Price Tower, Wright’s only skyscraper, was designed as the administrative offices for a petroleum engineering company in Bartlesville OK. Curiously, an element of Wright’s design was an avoidance of right angles, resulting in custom-designed furniture for every office and some funky stairways. The tower was later converted to a residential building, where Bruce Goff (another one of my favorite architects) lived in the 1950’s! Goff has the distinction of being one of the few who maintained a life long relationship with Wright that never soured.
The familiar SC Johnson buildings in Racine Wisconsin are wonderful. The tall research building required employees to wear sunglasses indoors on sunny days. Sometimes form doesn’t follow function.
A few blocks away from the SC Johnson building are several old factories. This magnificent building is past its glory days. It’s time to re-invest in cities like Racine, creating opportunity for our youth.
This FLW designed Unitarian Church in Madison Wisconsin is every bit as magnificent inside as it is outside.
This chapel on the Florida Southern College campus is one of many FLW and FLW-inspired buildings. The college’s library, administration offices and other buildings gives you a unique, FLW architecture surrounded experience.
The beautiful interior of Florida Southern College’s FLW chapel makes up for poor sermons. Note: as a “PK” (preacher’s kid), I have a dispensation to make fun of clergy.
Dwight Illinois is another place you’re not likely to pass through, but it is worth a diversion to see this 1905 FLW bank. Long low lines, but no obvious Prairie Style cantilevered roof. The understated look of this bank is the opposite of many banks of this period sporting massive pillars and porticos that look down on customers.
It’s great to see the building’s continued use as a bank. Once you enter, you immediately feel you’re in Wright’s domain.
As long as we’re discussing banks, this wonderful gem in Spring Green Wisconsin was designed by Wes Peters, a Wright protégé and the person who replaced Wright after his passing to lead Taliesin Associated Architects. Peters was married to Svetlana Stalin after meeting her through Wright’s spouse, Ogilvana.

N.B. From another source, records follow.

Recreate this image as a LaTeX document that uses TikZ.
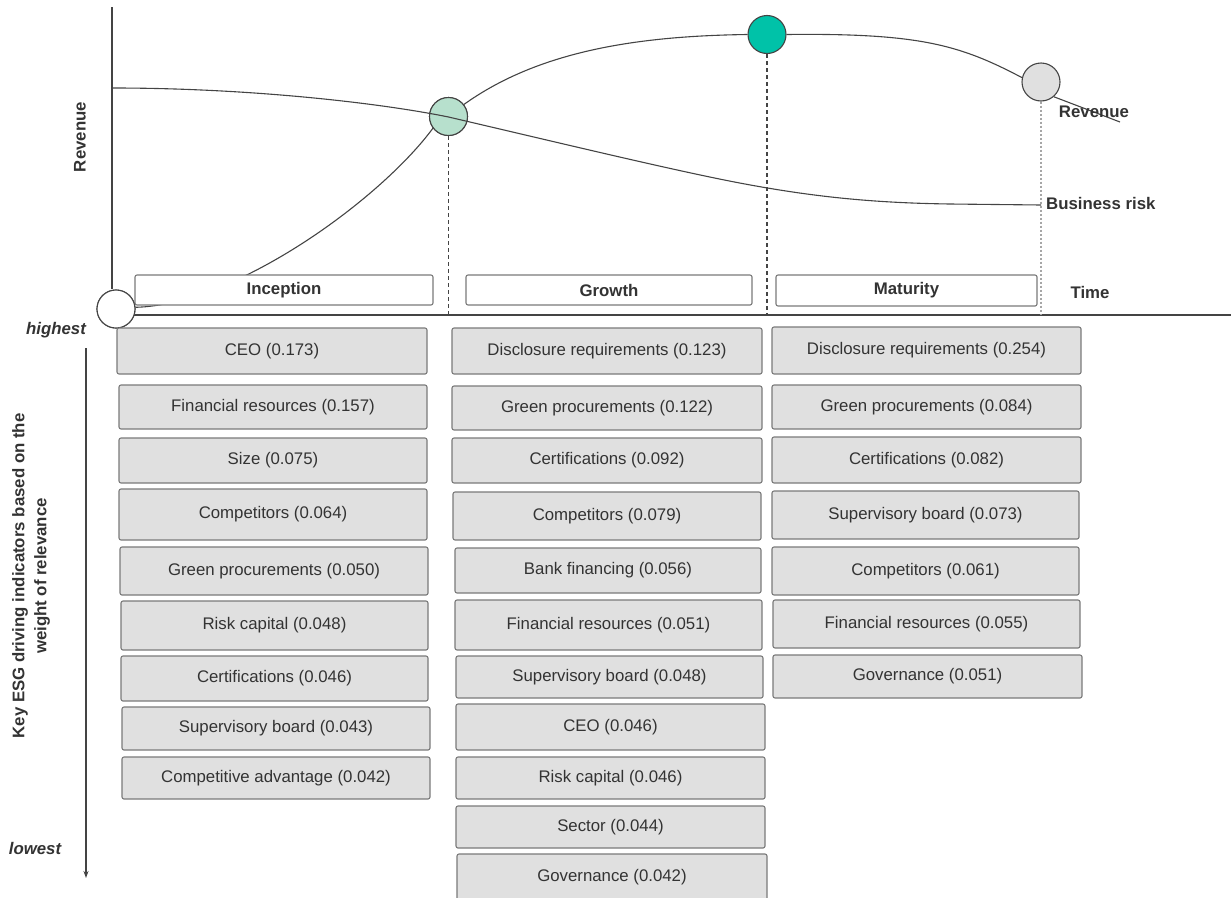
\documentclass[tikz,border=0pt]{standalone}
\usepackage{fontspec}
\setmainfont{Liberation Sans}
\usetikzlibrary{arrows.meta}
\definecolor{boxfill}{HTML}{E0E0E0}
\definecolor{boxline}{HTML}{7A7A7A}
\definecolor{txt}{HTML}{333333}
\definecolor{ln}{HTML}{444444}
\definecolor{mintc}{HTML}{B7E0CD}
\definecolor{tealc}{HTML}{00C2A8}
\definecolor{greyc}{HTML}{E0E0E0}
\newcommand\indbox[6]{\node[ind, minimum width={#4-#2}, minimum height={#5-#3}] (#1) at ({(#2+#4)/2},{(#3+#5)/2}) {#6};}
\newcommand\phbox[6]{\node[phase, minimum width={#4-#2}, minimum height={#5-#3}] (#1) at ({(#2+#4)/2},{(#3+#5)/2}) {#6};}
\begin{document}
\begin{tikzpicture}[x=1pt,y=-1pt,
  ind/.style={draw=boxline, fill=boxfill, rounded corners=2pt, line width=1.1pt, inner sep=0pt, text=txt, font=\fontsize{16.8}{20}\selectfont},
  phase/.style={draw=boxline, fill=white, rounded corners=2pt, line width=1.1pt, inner sep=0pt, text=txt, font=\fontsize{16.8}{20}\selectfont\bfseries},
  lbl/.style={text=txt, font=\fontsize{16.8}{20}\selectfont\bfseries, inner sep=0pt},
  curve/.style={draw=ln, line width=1.1pt},
  dot/.style={circle, draw=ln, line width=1.1pt, minimum size=38pt, inner sep=0pt},
  vdash/.style={draw=ln, line width=1.1pt, dash pattern=on 4pt off 3pt}
]
\useasboundingbox (0,0) rectangle (1231,897);
\clip (0,0) rectangle (1231,897);

% circles
\node[dot, fill=white] (c0) at (116,309) {};
\node[dot, fill=mintc] (c1) at (448.5,116.5) {};
\node[dot, fill=tealc] (c2) at (767,34.5) {};
\node[dot, fill=greyc] (c3) at (1041,82) {};

% axes
\coordinate (ytop) at (112,7);
\coordinate (xend) at (1231,315);
\coordinate (xstart) at (133,315);
\draw[curve] (ytop) -- (c0.north -| ytop);
\draw[curve] (xstart) -- (xend);

% dashed drop lines
\coordinate (d1) at (448.5,315);
\coordinate (d2) at (767,315);
\coordinate (d3) at (1041,315);
\draw[vdash] (c1.south) -- (d1);
\draw[vdash] (c2.south) -- (d2);
\draw[draw=gray!70, line width=1.1pt, dash pattern=on 2pt off 2pt] (c3.south) -- (d3);

% revenue curve
\coordinate (revend) at (1120,122);
\draw[curve] (c0.5) .. controls (235,305) and (380,200) .. (c1.217);
\draw[curve] (c1.38) .. controls (540,50) and (640,36) .. (c2.west);
\draw[curve] (c2.east) .. controls (920,33) and (960,45) .. (c3.167);
\draw[curve] (c3.-49) -- (revend);

% phase boxes
\phbox{pinc}{135}{275}{433}{305}{Inception}
\phbox{pgro}{466}{275}{752}{305}{Growth}
\phbox{pmat}{776}{275}{1037}{306}{Maturity}

% redraw circles on top
\node[dot, fill=white] at (116,309) {};
\node[dot, fill=mintc] at (448.5,116.5) {};

% business risk curve
\coordinate (brs) at (112.5,88);
\coordinate (bre) at (1041,205);
\draw[curve] (brs) .. controls (250,88) and (380,103) .. (448.5,117)
  .. controls (560,143) and (680,172) .. (745,184)
  .. controls (820,198) and (880,203) .. (950,204) -- (bre);

% labels top
\node[lbl, rotate=90] (lrev) at (80,137) {Revenue};
\node[lbl] (lrev2) at (1094,112) {Revenue};
\node[lbl, anchor=west] (lbr) at (1046,203) {Business risk};
\node[lbl] (ltime) at (1090,292) {Time};

% left side
\node[lbl, font=\fontsize{16.8}{20}\selectfont\bfseries\itshape] (lhi) at (56,330) {highest};
\node[lbl, font=\fontsize{16.8}{20}\selectfont\bfseries\itshape] (llo) at (35,848) {lowest};
\coordinate (atop) at (86,348);
\coordinate (abot) at (86,878);
\draw[draw=ln, line width=1.1pt, -{Stealth[length=7pt,width=5pt]}] (atop) -- (abot);
\node[lbl, rotate=90, align=center, font=\fontsize{16.8}{22}\selectfont\bfseries] (lkey) at (31,576) {Key ESG driving indicators based on the\\weight of relevance};

% Inception column
\indbox{i1}{117}{328}{427}{374}{CEO (0.173)}
\indbox{i2}{119}{385}{427}{429}{Financial resources (0.157)}
\indbox{i3}{119}{438}{427}{483}{Size (0.075)}
\indbox{i4}{119}{489}{427}{540}{Competitors (0.064)}
\indbox{i5}{120}{547}{428}{595}{Green procurements (0.050)}
\indbox{i6}{121}{601}{428}{650}{Risk capital (0.048)}
\indbox{i7}{121}{656}{428}{701}{Certifications (0.046)}
\indbox{i8}{122}{707}{430}{750}{Supervisory board (0.043)}
\indbox{i9}{122}{757}{430}{799}{Competitive advantage (0.042)}

% Growth column
\indbox{g1}{452}{328}{762}{374}{Disclosure requirements (0.123)}
\indbox{g2}{452}{386}{762}{430}{Green procurements (0.122)}
\indbox{g3}{452}{438}{762}{483}{Certifications (0.092)}
\indbox{g4}{453}{492}{761}{540}{Competitors (0.079)}
\indbox{g5}{455}{548}{761}{593}{Bank financing (0.056)}
\indbox{g6}{455}{600}{762}{650}{Financial resources (0.051)}
\indbox{g7}{456}{656}{763}{698}{Supervisory board (0.048)}
\indbox{g8}{456}{704}{765}{750}{CEO (0.046)}
\indbox{g9}{456}{757}{765}{799}{Risk capital (0.046)}
\indbox{g10}{456}{806}{765}{848}{Sector (0.044)}
\node[ind, minimum width=310, minimum height=46] (g11) at (612,877) {Governance (0.042)};

% Maturity column
\indbox{m1}{772}{327}{1081}{374}{Disclosure requirements (0.254)}
\indbox{m2}{772}{385}{1081}{429}{Green procurements (0.084)}
\indbox{m3}{772}{437}{1081}{483}{Certifications (0.082)}
\indbox{m4}{772}{491}{1079}{539}{Supervisory board (0.073)}
\indbox{m5}{772}{547}{1079}{595}{Competitors (0.061)}
\indbox{m6}{773}{600}{1080}{648}{Financial resources (0.055)}
\indbox{m7}{773}{655}{1082}{698}{Governance (0.051)}
\end{tikzpicture}
\end{document}
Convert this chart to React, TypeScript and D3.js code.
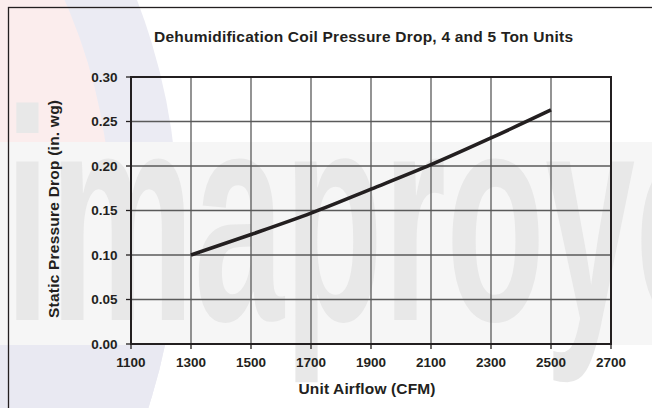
import * as d3 from 'd3';

// chart values
const airflow = [1300, 1500, 1700, 1900, 2100, 2300, 2500];
const pressureDrop = [0.1, 0.123, 0.147, 0.174, 0.2015, 0.2315, 0.263];

const xTicks = [1100, 1300, 1500, 1700, 1900, 2100, 2300, 2500, 2700];
const yTicks = [0, 0.05, 0.1, 0.15, 0.2, 0.25, 0.3];

const width = 652;
const height = 408;

const margin = { top: 77, right: 41, bottom: 64, left: 131 };

const font = '"Liberation Sans", Arial, Helvetica, sans-serif';
const ink = '#231f20';

function App() {
  const x = d3.scaleLinear().domain([1100, 2700]).range([margin.left, width - margin.right]);
  const y = d3.scaleLinear().domain([0, 0.3]).range([height - margin.bottom, margin.top]);

  const line = d3
    .line<number>()
    .x((d, i) => x(airflow[i]))
    .y((d) => y(d))
    .curve(d3.curveMonotoneX);

  const x0 = x.range()[0];
  const x1 = x.range()[1];
  const y0 = y.range()[0];
  const y1 = y.range()[1];

  // faint logo circle behind everything (watermark in the scan)
  const cx = -433;
  const cy = 220;

  return (
    <svg
      width={width}
      height={height}
      style={{ position: 'absolute', left: 0, top: 0, display: 'block', background: '#fff' }}
    >
      <defs>
        <clipPath id="outer">
          <circle cx={cx} cy={cy} r={611} />
        </clipPath>
      </defs>

      {/* watermark */}
      <g>
        <circle cx={cx} cy={cy} r={611} fill="#ebebf3" />
        <g clipPath="url(#outer)">
          <circle cx={cx} cy={cy} r={544} fill="#fbeded" />
          <rect x={0} y={330} width={220} height={90} fill="#e9e9f2" />
        </g>
        <rect x={0} y={142} width={width} height={203} fill="#f6f6f6" />
        <text
          x={5}
          y={320}
          fontFamily={font}
          fontWeight="bold"
          fontSize={300}
          textLength={729}
          lengthAdjust="spacingAndGlyphs"
          fill="#e8e8e8"
        >
          imaproyo
        </text>
      </g>

      {/* outer frame */}
      <rect x={8.5} y={7.5} width={650} height={420} fill="none" stroke={ink} strokeWidth={1.3} />

      {/* grid */}
      {xTicks.slice(1, -1).map((t) => (
        <line key={'gx' + t} x1={x(t)} x2={x(t)} y1={y0} y2={y1} stroke="#5a5a5a" strokeWidth={1.3} />
      ))}
      {yTicks.slice(1, -1).map((t) => (
        <line key={'gy' + t} x1={x0} x2={x1} y1={y(t)} y2={y(t)} stroke="#5a5a5a" strokeWidth={1.3} />
      ))}

      {/* ticks */}
      {yTicks.map((t) => (
        <line key={'ty' + t} x1={x0 - 5} x2={x0} y1={y(t)} y2={y(t)} stroke={ink} strokeWidth={1.3} />
      ))}
      {xTicks.map((t) => (
        <line key={'tx' + t} x1={x(t)} x2={x(t)} y1={y0} y2={y0 + 5} stroke={ink} strokeWidth={1.3} />
      ))}

      {/* plot frame */}
      <rect x={x0} y={y1} width={x1 - x0} height={y0 - y1} fill="none" stroke={ink} strokeWidth={2} />

      {/* curve */}
      <path d={line(pressureDrop) || ''} fill="none" stroke={ink} strokeWidth={3.6} />

      {/* tick labels */}
      {yTicks.map((t) => (
        <text
          key={'ly' + t}
          x={x0 - 13.5}
          y={y(t)}
          dy="0.36em"
          textAnchor="end"
          fontFamily={font}
          fontWeight="bold"
          fontSize={13.5}
          fill={ink}
        >
          {d3.format('.2f')(t)}
        </text>
      ))}
      {xTicks.map((t) => (
        <text
          key={'lx' + t}
          x={x(t)}
          y={366.7}
          textAnchor="middle"
          fontFamily={font}
          fontWeight="bold"
          fontSize={13.5}
          fill={ink}
        >
          {t}
        </text>
      ))}

      {/* titles */}
      <text
        x={154}
        y={41.7}
        fontFamily={font}
        fontWeight="bold"
        fontSize={15.5}
        textLength={419}
        lengthAdjust="spacing"
        fill={ink}
      >
        Dehumidification Coil Pressure Drop, 4 and 5 Ton Units
      </text>
      <text
        x={367}
        y={394.3}
        textAnchor="middle"
        fontFamily={font}
        fontWeight="bold"
        fontSize={15.5}
        textLength={137}
        lengthAdjust="spacing"
        fill={ink}
      >
        Unit Airflow (CFM)
      </text>
      <text
        transform={`translate(58.5, 209) rotate(-90)`}
        textAnchor="middle"
        fontFamily={font}
        fontWeight="bold"
        fontSize={15.5}
        textLength={218}
        lengthAdjust="spacing"
        fill={ink}
      >
        Static Pressure Drop (in. wg)
      </text>
    </svg>
  );
}

export default App;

This FLW saying in The Historic Park Inn in Mason City says it all. I believe in our ability to create a bright future for others. We can build healthy, comfortable, sustainable, economical, and beautiful buildings for ourselves and for future generations who will be inspired to do the same. It is up to us, individually and collectively in our communities, just as Mason City in the early 1900s shows how local desire can move a community to achieve great things.